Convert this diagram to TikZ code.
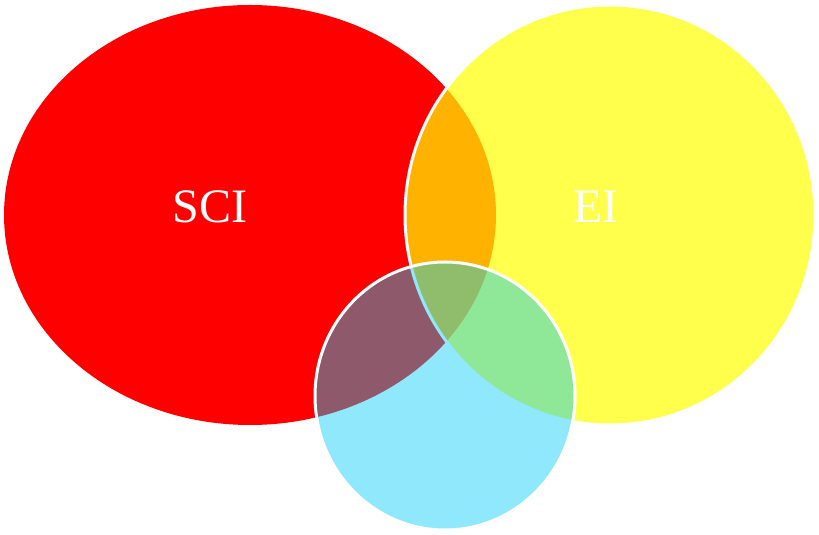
\documentclass[tikz,border=0pt]{standalone}
\usepackage{fontspec}
\setmainfont{Liberation Serif}
\usepackage{tikz}
\usepackage{xcolor}
\definecolor{SciRed}{HTML}{FF0000}
\definecolor{EiYellow}{HTML}{FFFF00}
\definecolor{ThirdCyan}{HTML}{00CBF8}
\tikzset{
  setlabel/.style={text=white,font=\fontsize{48}{58}\selectfont,inner sep=0pt}
}

\begin{document}
\begin{tikzpicture}[x=1pt,y=1pt]
  \useasboundingbox (0,0) rectangle (819,535);
  \fill[SciRed] (250,320) ellipse [x radius=246,y radius=210];
  \filldraw[fill=EiYellow,fill opacity=0.7,draw=white,line width=3pt] (610,320) ellipse [x radius=205,y radius=210];
  \filldraw[fill=ThirdCyan,fill opacity=0.44,draw=white,line width=3pt] (445,139) ellipse [x radius=130,y radius=134];
  \node[setlabel] (sci) at (210,328) {SCI};
  \node[setlabel] (ei) at (596,328) {EI};
\end{tikzpicture}
\end{document}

Short exercise |
Repeat the material above in full and exactly, apart from the pictures.

Result for this exercise |
Convert this diagram to TikZ code.
\documentclass[tikz,border=0pt]{standalone}
\usepackage{fontspec}
\setmainfont{Liberation Serif}
\usepackage{tikz}
\usepackage{xcolor}
\definecolor{SciRed}{HTML}{FF0000}
\definecolor{EiYellow}{HTML}{FFFF00}
\definecolor{ThirdCyan}{HTML}{00CBF8}
\tikzset{
  setlabel/.style={text=white,font=\fontsize{48}{58}\selectfont,inner sep=0pt}
}

\begin{document}
\begin{tikzpicture}[x=1pt,y=1pt]
  \useasboundingbox (0,0) rectangle (819,535);
  \fill[SciRed] (250,320) ellipse [x radius=246,y radius=210];
  \filldraw[fill=EiYellow,fill opacity=0.7,draw=white,line width=3pt] (610,320) ellipse [x radius=205,y radius=210];
  \filldraw[fill=ThirdCyan,fill opacity=0.44,draw=white,line width=3pt] (445,139) ellipse [x radius=130,y radius=134];
  \node[setlabel] (sci) at (210,328) {SCI};
  \node[setlabel] (ei) at (596,328) {EI};
\end{tikzpicture}
\end{document}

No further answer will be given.